• Chapter 2, Table 2-6 (e-book only). In some versions of the e-book, the movq instruction in the second row of Table 2-6 contains a stray {@}. It’s printed as:

    movq    {@}%rsp, %rbp
    

    But should be:

    movq    %rsp, %rbp
    
  • Chapter 6, p. 121. In the first sentence of the Parsing Conditional Expressions subsection, the ? : operator is backwards. This sentence should read:

    The conditional ? : operator is a ternary operator…

  • Chapter 13, p. 335. The assembly code given in Table 13-3 to convert from double to unsigned long includes an unnecessary instruction. As the last step in the conversion, this code copies the immediate 9223372036854775808 into a register, then adds it to the destination:

    Mov(Quadword, Imm(9223372036854775808), Reg(<R>))
    Binary(Add, Quadword, Reg(<R>), dst)
    

    This step takes two instructions because the source operand of add can’t be bigger than INT_MAX. However, it’s better to generate a single invalid add instruction at this stage and let the instruction fix-up pass rewrite it.
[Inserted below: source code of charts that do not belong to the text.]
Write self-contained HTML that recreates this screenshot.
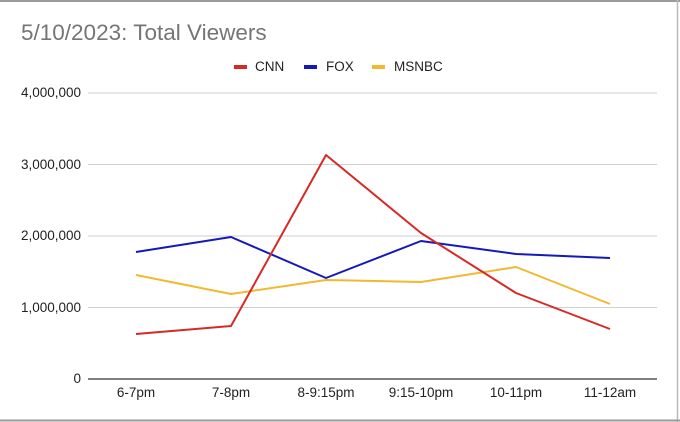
<!DOCTYPE html>
<html><head><style>
html,body{margin:0;padding:0;background:#fff;}
svg{display:block;}
text{font-family:"Liberation Sans",Arial,sans-serif;}
</style></head><body>
<svg width="680" height="422" viewBox="0 0 680 422" xmlns="http://www.w3.org/2000/svg">
<rect x="0" y="0" width="680" height="422" fill="#fff"/>
<line x1="0" y1="1" x2="680" y2="1" stroke="#9a9a9a" stroke-width="2"/>
<line x1="677.5" y1="0" x2="677.5" y2="422" stroke="#bbb" stroke-width="1.5"/>
<line x1="0" y1="420.5" x2="680" y2="420.5" stroke="#9a9a9a" stroke-width="2"/>
<text x="21" y="40" font-size="22.5" fill="#757575">5/10/2023: Total Viewers</text>
<g font-size="13.5" fill="#222">
<rect x="234" y="65" width="13" height="4" fill="#d62a26"/><text x="255" y="71">CNN</text>
<rect x="304" y="65" width="13" height="4" fill="#1519b8"/><text x="326" y="71">FOX</text>
<rect x="372" y="65" width="13" height="4" fill="#f0b92f"/><text x="394" y="71">MSNBC</text>
</g>
<g stroke="#cfcfcf" stroke-width="1">
<line x1="88" y1="93" x2="657" y2="93"/>
<line x1="88" y1="164.5" x2="657" y2="164.5"/>
<line x1="88" y1="236" x2="657" y2="236"/>
<line x1="88" y1="307.5" x2="657" y2="307.5"/>
</g>
<line x1="88" y1="379" x2="657" y2="379" stroke="#333" stroke-width="1.3"/>
<g font-size="13.5" fill="#222" text-anchor="end">
<text x="81" y="97">4,000,000</text>
<text x="81" y="169">3,000,000</text>
<text x="81" y="240">2,000,000</text>
<text x="81" y="312">1,000,000</text>
<text x="81" y="383">0</text>
</g>
<g font-size="13.5" fill="#222" text-anchor="middle">
<text x="136" y="397">6-7pm</text>
<text x="231" y="397">7-8pm</text>
<text x="326" y="397">8-9:15pm</text>
<text x="421" y="397">9:15-10pm</text>
<text x="516" y="397">10-11pm</text>
<text x="610" y="397">11-12am</text>
</g>
<g fill="none" stroke-width="2" stroke-linejoin="round">
<polyline stroke="#f0b92f" points="136,275 231,294 326,280 421,282 516,267 610,304"/>
<polyline stroke="#1519b8" points="136,252 231,237 326,278 421,241 516,254 610,258"/>
<polyline stroke="#d62a26" points="136,334 231,326 326,155 421,233 516,293 610,329"/>
</g>
</svg>
</body></html>
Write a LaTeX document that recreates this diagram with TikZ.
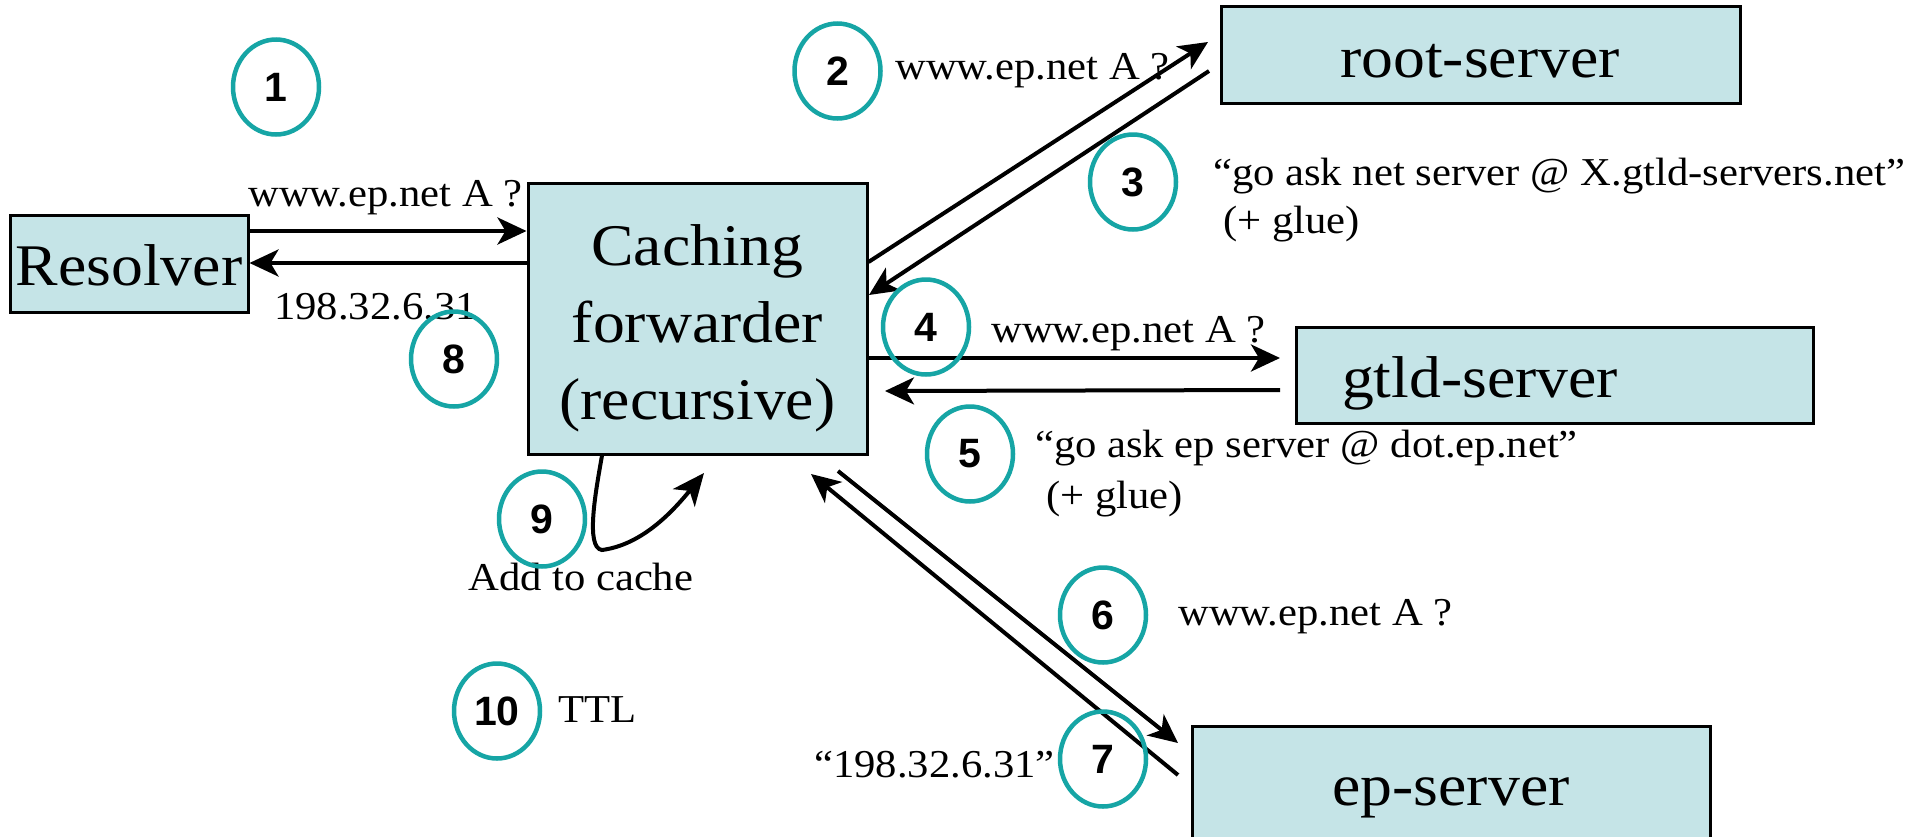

That is, instead of those two instructions, we can just generate:

    Binary(Add, Quadword, Imm(9223372036854775808), dst)
    

    This is better because it uses one of our scratch registers (R10) instead of a non-scratch register, which will reduce register pressure once we implement register allocation in Chapter 20.

    Thanks to Yoshi Sono for catching this!

  • Chapter 20, p. 665-666. The coalesce function, discussed on pages 665-666, needs to handle an additional edge case if you completed Part II. You should not coalesce two pseudoregisters of different sizes (e.g. don’t coalesce a Longword into a Quadword or vice versa). If we coalesce a larger pseudoregister into a smaller one, and we end up spilling the coalesced register, we won’t allocate enough stack space for it, resulting in a potential miscompilation. Normally, the Briggs test should prevent the coalesced register from spilling, but the “ugly detail about the George test” discussed on page 661 means this isn’t guaranteed. Besides, as that discussion on page 661 points out, the Briggs and George tests are performance heuristics and we shouldn’t rely on them for correctness.

    Alternatively, you could coalesce pseudoregisters of different sizes but make sure to coalesce the smaller one into the larger one; however, that’s more fragile, so I don’t recommend it.